BEGIN Entries supplied

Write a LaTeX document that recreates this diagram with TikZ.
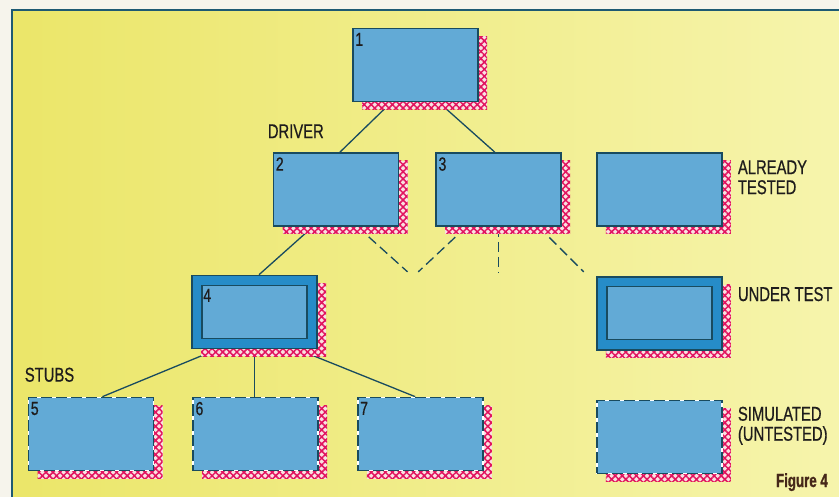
\documentclass[tikz,border=0pt]{standalone}
\usepackage{fontspec}
\newfontfamily\labelfont[FakeStretch=0.74, FakeBold=0.6]{Liberation Sans}
\newfontfamily\figfont[FakeStretch=0.7, FakeBold=1.2]{Liberation Sans Bold}
\usetikzlibrary{positioning, calc, backgrounds, shadows, patterns.meta}

\definecolor{pagewhite}{RGB}{246,244,236}
\definecolor{bgyellow}{RGB}{235,230,105}
\definecolor{bgpale}{RGB}{246,244,172}
\definecolor{frameline}{RGB}{30,90,115}
\definecolor{boxline}{RGB}{25,75,95}
\definecolor{boxfill}{RGB}{98,170,214}
\definecolor{ringblue}{RGB}{38,140,200}
\definecolor{shadowred}{RGB}{225,20,95}
\definecolor{shadowbg}{RGB}{250,225,225}
\definecolor{inktext}{RGB}{30,28,28}
\definecolor{figink}{RGB}{70,40,25}

\tikzset{
  modbox/.style={
    draw=boxline, line width=1.7pt, fill=boxfill,
    minimum width=125pt, minimum height=73pt, inner sep=0pt,
    general shadow={shadow xshift=9pt, shadow yshift=-8pt, fill=shadowbg},
    general shadow={shadow xshift=9pt, shadow yshift=-8pt,
      pattern={Hatch[angle=45, distance=5pt, line width=1.5pt]},
      pattern color=shadowred}
  },
  testbox/.style={
    modbox, fill=ringblue,
    path picture={
      \draw[boxline, line width=1.2pt, fill=boxfill]
        ($(path picture bounding box.south west)+(10pt,10pt)$) rectangle
        ($(path picture bounding box.north east)+(-10pt,-10pt)$);
    }
  },
  stubbox/.style={
    modbox, draw=white,
    postaction={draw=boxline, dash pattern=on 11pt off 4pt}
  },
  numlabel/.style={
    anchor=north west, inner xsep=3pt, inner ysep=5pt, text=inktext,
    font=\labelfont\fontsize{19}{19}\selectfont
  },
  numinset/.style={numlabel, inner xsep=12pt, inner ysep=14pt},
  keytext/.style={
    inner sep=0pt, align=left, text=inktext,
    font=\labelfont\fontsize{20}{20}\selectfont
  },
  figtext/.style={
    inner sep=0pt, text=figink, font=\figfont\fontsize{19}{19}\selectfont
  },
  link/.style={draw=boxline, line width=1.3pt},
  openlink/.style={link, dash pattern=on 10pt off 5pt},
}

\begin{document}
\begin{tikzpicture}[x=1pt, y=-1pt, node distance=49pt and 36pt]
  \useasboundingbox (0,0) rectangle (839,497);

  % module tree
  \node[modbox, label={[numlabel]north west:1}] (mod1) at (415.5,65) {};
  \node[modbox, label={[numlabel]north west:2}] (mod2) at (336,189.5) {};
  \node[modbox, label={[numlabel]north west:3}, right=36pt of mod2] (mod3) {};
  \node[testbox, label={[numinset]north west:4}] (mod4) at (254.5,312) {};
  \node[stubbox, label={[numlabel]north west:5}] (mod5) at (91,434) {};
  \node[stubbox, label={[numlabel]north west:6}, right=38pt of mod5] (mod6) {};
  \node[stubbox, label={[numlabel]north west:7}, right=38pt of mod6] (mod7) {};

  % key
  \node[modbox, right=34pt of mod3] (keytested) {};
  \node[testbox, below=49pt of keytested] (keyunder) {};
  \node[stubbox, below=49pt of keyunder] (keysim) {};
  \node[keytext, below right=8pt and 15pt of keytested.north east] (testedtext) {ALREADY\\TESTED};
  \node[keytext, below right=11pt and 15pt of keyunder.north east] (undertext) {UNDER TEST};
  \node[keytext, below right=7pt and 15pt of keysim.north east] (simtext) {SIMULATED\\(UNTESTED)};

  \node[keytext, anchor=base west] (driver) at ($(mod2.north west)+(-5,-14)$) {DRIVER};
  \node[keytext, anchor=base west] (stubs) at ($(mod5.north west)+(-3,-15)$) {STUBS};
  \node[figtext, anchor=base east] (caption) at (828,487) {Figure 4};

  \begin{scope}[on background layer]
    \fill[pagewhite] (0,0) rectangle (839,497);
    \shade[left color=bgyellow, right color=bgpale] (12,10) rectangle (839,497);
    \draw[frameline, line width=1.8pt] (12,497) -- (12,10) -- (839,10);

    \draw[link] (mod1.-123) -- (mod2.84);
    \draw[link] (mod1.-58) -- (mod3.96);
    \draw[link] (mod2.-122) -- (mod4.83);
    \draw[link] (mod4.-135) -- (mod5.73);
    \draw[link] (mod4.south) -- (mod4.south |- mod6.north);
    \draw[link] (mod4.-41) -- (mod7.98);

    \coordinate (openA) at ($(mod2.-60)+(50,45)$);
    \coordinate (openB) at ($(mod3.-131)+(-48,45)$);
    \coordinate (openC) at ($(mod3.south)+(0,46)$);
    \coordinate (openD) at ($(mod3.-43.5)+(45,45)$);
    \draw[openlink] (mod2.-60) -- (openA);
    \draw[openlink] (mod3.-131) -- (openB);
    \draw[openlink] (mod3.south) -- (openC);
    \draw[openlink] (mod3.-43.5) -- (openD);
  \end{scope}
\end{tikzpicture}
\end{document}
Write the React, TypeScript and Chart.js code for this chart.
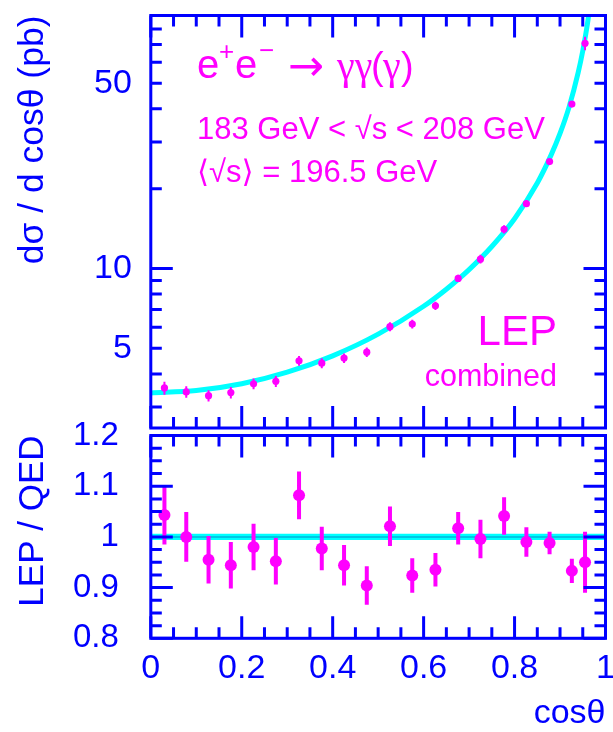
import React, { useEffect, useRef } from 'react';
import { Chart, registerables } from 'chart.js';

Chart.register(...registerables);

// ---------------- data ----------------
const binX = [0.03, 0.078, 0.127, 0.176, 0.226, 0.275, 0.326, 0.376, 0.425, 0.475, 0.526, 0.575, 0.626, 0.676, 0.725, 0.777, 0.826, 0.877, 0.926, 0.955];
const xsec = [3.54, 3.42, 3.31, 3.40, 3.67, 3.75, 4.48, 4.39, 4.59, 4.83, 6.03, 6.17, 7.23, 9.17, 10.84, 14.05, 17.55, 25.3, 41.7, 70.7];
const xsecErr = [0.20, 0.17, 0.16, 0.17, 0.17, 0.18, 0.19, 0.19, 0.19, 0.20, 0.23, 0.23, 0.26, 0.29, 0.41, 0.50, 0.51, 0.56, 1.07, 4.2];
const ratio = [1.043, 1.0, 0.955, 0.944, 0.980, 0.952, 1.082, 0.977, 0.944, 0.904, 1.021, 0.924, 0.935, 1.017, 0.996, 1.041, 0.990, 0.988, 0.933, 0.950];
const ratioErr = [0.058, 0.049, 0.047, 0.046, 0.046, 0.046, 0.047, 0.043, 0.040, 0.038, 0.039, 0.034, 0.033, 0.032, 0.038, 0.037, 0.029, 0.022, 0.024, 0.060];

const qedX = [0, 0.1, 0.2, 0.3, 0.4, 0.5, 0.6, 0.65, 0.7, 0.75, 0.8, 0.85, 0.88, 0.9, 0.92, 0.94, 0.95, 0.96, 0.97];
const qedY = [3.39, 3.46, 3.67, 4.06, 4.68, 5.65, 7.2, 8.35, 9.9, 12.1, 15.4, 21.0, 26.7, 32.3, 40.7, 54.9, 66.2, 83.1, 111];

const bandX = [0, 1];
const bandMid = [1, 1];
const bandHigh = [1.006, 1.006];
const bandLow = [0.994, 0.994];

const xLabels = [0, 0.2, 0.4, 0.6, 0.8, 1];
const xMinor = [0.05, 0.1, 0.15, 0.25, 0.3, 0.35, 0.45, 0.5, 0.55, 0.65, 0.7, 0.75, 0.85, 0.9, 0.95];
const yTopLabels = [5, 10, 50];
const yTopMajor = [10];
const yTopMinor = [3, 4, 5, 6, 7, 8, 9, 20, 30, 40, 50, 60, 70, 80];
const yBotLabels = [0.8, 0.9, 1, 1.1, 1.2];
const yBotMinor = [0.825, 0.85, 0.875, 0.925, 0.95, 0.975, 1.025, 1.05, 1.075, 1.125, 1.15, 1.175];

// ---------------- styles ----------------
const BLUE = '#0000ff';
const MAGENTA = '#ff00ff';
const CYAN = '#00ffff';
const FONT = '"Liberation Sans", Arial, Helvetica, "DejaVu Sans", sans-serif';
const SERIF = '"Liberation Serif", "DejaVu Serif", serif';
const DEJAVU = '"DejaVu Sans", sans-serif';

const framePlugin = {
  id: 'frameTicks',
  afterDraw(chart: any, _args: any, opts: any) {
    const { ctx, chartArea: a, scales } = chart;
    const xs = scales.x;
    const ys = scales.y;
    const MAJ = 22;
    const MIN = 11;
    ctx.save();
    ctx.strokeStyle = BLUE;
    ctx.lineWidth = 3;
    ctx.beginPath();
    const xt = (vals: number[], len: number) => {
      for (const v of vals) {
        const p = xs.getPixelForValue(v);
        ctx.moveTo(p, a.top);
        ctx.lineTo(p, a.top + len);
        ctx.moveTo(p, a.bottom);
        ctx.lineTo(p, a.bottom - len);
      }
    };
    const yt = (vals: number[], len: number) => {
      for (const v of vals) {
        const p = ys.getPixelForValue(v);
        ctx.moveTo(a.left, p);
        ctx.lineTo(a.left + len, p);
        ctx.moveTo(a.right, p);
        ctx.lineTo(a.right - len, p);
      }
    };
    xt(opts.xMajor, MAJ);
    xt(opts.xMinor, MIN);
    yt(opts.yMajor, MAJ);
    yt(opts.yMinor, MIN);
    ctx.stroke();
    ctx.strokeRect(a.left, a.top, a.right - a.left, a.bottom - a.top);
    ctx.restore();
  },
};

const errorBarPlugin = {
  id: 'errorBars',
  afterDatasetsDraw(chart: any) {
    const { ctx, scales } = chart;
    chart.data.datasets.forEach((ds: any) => {
      if (!ds.errors) return;
      ctx.save();
      ctx.strokeStyle = ds.backgroundColor;
      ctx.lineWidth = ds.errorWidth;
      ctx.beginPath();
      ds.data.forEach((pt: any, i: number) => {
        const e = ds.errors[i];
        const px = scales.x.getPixelForValue(pt.x);
        ctx.moveTo(px, scales.y.getPixelForValue(pt.y + e));
        ctx.lineTo(px, scales.y.getPixelForValue(pt.y - e));
      });
      ctx.stroke();
      ctx.restore();
    });
  },
};

const textPlugin = {
  id: 'labelsText',
  afterDraw(chart: any, _args: any, opts: any) {
    const { ctx } = chart;
    ctx.save();
    ctx.fillStyle = MAGENTA;
    ctx.textBaseline = 'alphabetic';
    for (const it of opts.items || []) {
      ctx.font = `${it.size}px ${it.family || FONT}`;
      ctx.textAlign = it.align || 'left';
      ctx.fillText(it.text, it.x, it.y);
    }
    ctx.restore();
  },
};

const textItems = [
  { text: 'e', x: 197, y: 78, size: 40 },
  { text: '+', x: 219, y: 60, size: 26 },
  { text: 'e', x: 235, y: 78, size: 40 },
  { text: '\u2212', x: 259, y: 59, size: 26 },
  { text: '\u2192', x: 288, y: 80, size: 43, family: DEJAVU },
  { text: '\u03b3\u03b3', x: 337, y: 79, size: 40, family: SERIF },
  { text: '(', x: 371, y: 79, size: 38 },
  { text: '\u03b3', x: 383, y: 79, size: 40, family: SERIF },
  { text: ')', x: 401, y: 79, size: 38 },
  { text: '183 GeV < \u221as < 208 GeV', x: 197, y: 139, size: 31 },
  { text: '\u27e8\u221as\u27e9 = 196.5 GeV', x: 197, y: 182, size: 31 },
  { text: 'LEP', x: 557, y: 345, size: 42, align: 'right' },
  { text: 'combined', x: 557, y: 386, size: 30.5, align: 'right' },
];

const LEFT = 150.8;
const BOT_TOP = 398;
const zeroPad = (s: any) => {
  s.paddingTop = 0;
  s.paddingBottom = 0;
  s.paddingLeft = 0;
  s.paddingRight = 0;
};

export default function App() {
  const topRef = useRef<HTMLCanvasElement>(null);
  const botRef = useRef<HTMLCanvasElement>(null);

  useEffect(() => {
    Chart.defaults.font.family = FONT;
    const top = new Chart(topRef.current as HTMLCanvasElement, {
      type: 'scatter',
      data: {
        datasets: [
          {
            data: binX.map((x, i) => ({ x, y: xsec[i] })),
            backgroundColor: MAGENTA,
            borderWidth: 0,
            pointRadius: 3.6,
            showLine: false,
            errors: xsecErr,
            errorWidth: 2,
          } as any,
          {
            data: qedX.map((x, i) => ({ x, y: qedY[i] })),
            borderColor: CYAN,
            borderWidth: 5,
            pointRadius: 0,
            showLine: true,
            cubicInterpolationMode: 'monotone',
          } as any,
        ],
      },
      options: {
        animation: false,
        responsive: false,
        events: [],
        layout: { padding: { left: 0, right: 613 - 605.5, top: 15.5, bottom: 4 } },
        scales: {
          x: { type: 'linear', min: 0, max: 1, display: false, afterFit: zeroPad },
          y: {
            type: 'logarithmic',
            min: 2.5,
            max: 90,
            afterBuildTicks: (s: any) => { s.ticks = yTopLabels.map((v) => ({ value: v })); },
            afterFit: (s: any) => { s.width = LEFT; zeroPad(s); },
            grid: { display: false, drawTicks: false },
            border: { display: false },
            ticks: {
              color: BLUE,
              font: { size: 34, lineHeight: 1.2 },
              padding: 19,
              autoSkip: false,
              callback: (v: any) => String(v),
            },
            title: {
              display: true,
              text: 'd\u03c3 / d cos\u03b8 (pb)',
              align: 'end',
              color: BLUE,
              font: { size: 35.5, lineHeight: 1.2 },
              padding: { top: 12, bottom: 0 },
            },
          },
        },
        plugins: {
          legend: { display: false },
          tooltip: { enabled: false },
          frameTicks: { xMajor: xLabels, xMinor, yMajor: yTopMajor, yMinor: yTopMinor },
          labelsText: { items: textItems },
        } as any,
      },
      plugins: [framePlugin, errorBarPlugin, textPlugin],
    });

    const bot = new Chart(botRef.current as HTMLCanvasElement, {
      type: 'scatter',
      data: {
        datasets: [
          {
            data: binX.map((x, i) => ({ x, y: ratio[i] })),
            backgroundColor: MAGENTA,
            borderWidth: 0,
            pointRadius: 6,
            showLine: false,
            errors: ratioErr,
            errorWidth: 4,
          } as any,
          {
            data: bandX.map((x, i) => ({ x, y: bandMid[i] })),
            borderColor: '#00b4dc',
            borderWidth: 1.5,
            pointRadius: 0,
            showLine: true,
          } as any,
          {
            data: bandX.map((x, i) => ({ x, y: bandHigh[i] })),
            borderWidth: 0,
            borderColor: CYAN,
            backgroundColor: CYAN,
            pointRadius: 0,
            showLine: true,
            fill: '+1',
          } as any,
          {
            data: bandX.map((x, i) => ({ x, y: bandLow[i] })),
            borderWidth: 0,
            borderColor: CYAN,
            pointRadius: 0,
            showLine: true,
          } as any,
        ],
      },
      options: {
        animation: false,
        responsive: false,
        events: [],
        layout: { padding: { left: 0, right: 613 - 605.5, top: 435.5 - BOT_TOP, bottom: 0 } },
        scales: {
          x: {
            type: 'linear',
            min: 0,
            max: 1,
            afterBuildTicks: (s: any) => { s.ticks = xLabels.map((v) => ({ value: v })); },
            afterFit: (s: any) => { s.height = 732 - 638.3; zeroPad(s); },
            grid: { display: false, drawTicks: false },
            border: { display: false },
            ticks: {
              color: BLUE,
              font: { size: 34, lineHeight: 1.2 },
              padding: 9.5,
              autoSkip: false,
              maxRotation: 0,
              callback: (v: any) => String(v),
            },
            title: {
              display: true,
              text: 'cos\u03b8',
              align: 'end',
              color: BLUE,
              font: { size: 34, lineHeight: 1.1 },
              padding: { top: 0, bottom: 0 },
            },
          },
          y: {
            type: 'linear',
            min: 0.8,
            max: 1.2,
            afterBuildTicks: (s: any) => { s.ticks = yBotLabels.map((v) => ({ value: v })); },
            afterFit: (s: any) => { s.width = LEFT; zeroPad(s); },
            grid: { display: false, drawTicks: false },
            border: { display: false },
            ticks: {
              color: BLUE,
              font: { size: 33, lineHeight: 1.2 },
              padding: 32,
              autoSkip: false,
              callback: (v: any) => String(v),
            },
            title: {
              display: true,
              text: 'LEP / QED',
              align: 'end',
              color: BLUE,
              font: { size: 35, lineHeight: 1.2 },
              padding: { top: 12, bottom: 0 },
            },
          },
        },
        plugins: {
          legend: { display: false },
          tooltip: { enabled: false },
          frameTicks: { xMajor: xLabels, xMinor, yMajor: yBotLabels, yMinor: yBotMinor },
        } as any,
      },
      plugins: [framePlugin, errorBarPlugin],
    });

    return () => {
      top.destroy();
      bot.destroy();
    };
  }, []);

  return (
    <div style={{ position: 'fixed', left: 0, top: 0, width: 613, height: 732, background: '#ffffff' }}>
      <canvas ref={topRef} width={613} height={432} style={{ position: 'absolute', left: 0, top: 0 }} />
      <canvas ref={botRef} width={613} height={732 - BOT_TOP} style={{ position: 'absolute', left: 0, top: BOT_TOP }} />
    </div>
  );
}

END Entries supplied

Set task:
Repeat, word for word, the lines of the material above from the one holding "Write the React, TypeScript" through the one holding "0.022, 0.024, 0.060];". Leave out pictures.

Output below:
Write the React, TypeScript and Chart.js code for this chart.
import React, { useEffect, useRef } from 'react';
import { Chart, registerables } from 'chart.js';

Chart.register(...registerables);

// ---------------- data ----------------
const binX = [0.03, 0.078, 0.127, 0.176, 0.226, 0.275, 0.326, 0.376, 0.425, 0.475, 0.526, 0.575, 0.626, 0.676, 0.725, 0.777, 0.826, 0.877, 0.926, 0.955];
const xsec = [3.54, 3.42, 3.31, 3.40, 3.67, 3.75, 4.48, 4.39, 4.59, 4.83, 6.03, 6.17, 7.23, 9.17, 10.84, 14.05, 17.55, 25.3, 41.7, 70.7];
const xsecErr = [0.20, 0.17, 0.16, 0.17, 0.17, 0.18, 0.19, 0.19, 0.19, 0.20, 0.23, 0.23, 0.26, 0.29, 0.41, 0.50, 0.51, 0.56, 1.07, 4.2];
const ratio = [1.043, 1.0, 0.955, 0.944, 0.980, 0.952, 1.082, 0.977, 0.944, 0.904, 1.021, 0.924, 0.935, 1.017, 0.996, 1.041, 0.990, 0.988, 0.933, 0.950];
const ratioErr = [0.058, 0.049, 0.047, 0.046, 0.046, 0.046, 0.047, 0.043, 0.040, 0.038, 0.039, 0.034, 0.033, 0.032, 0.038, 0.037, 0.029, 0.022, 0.024, 0.060];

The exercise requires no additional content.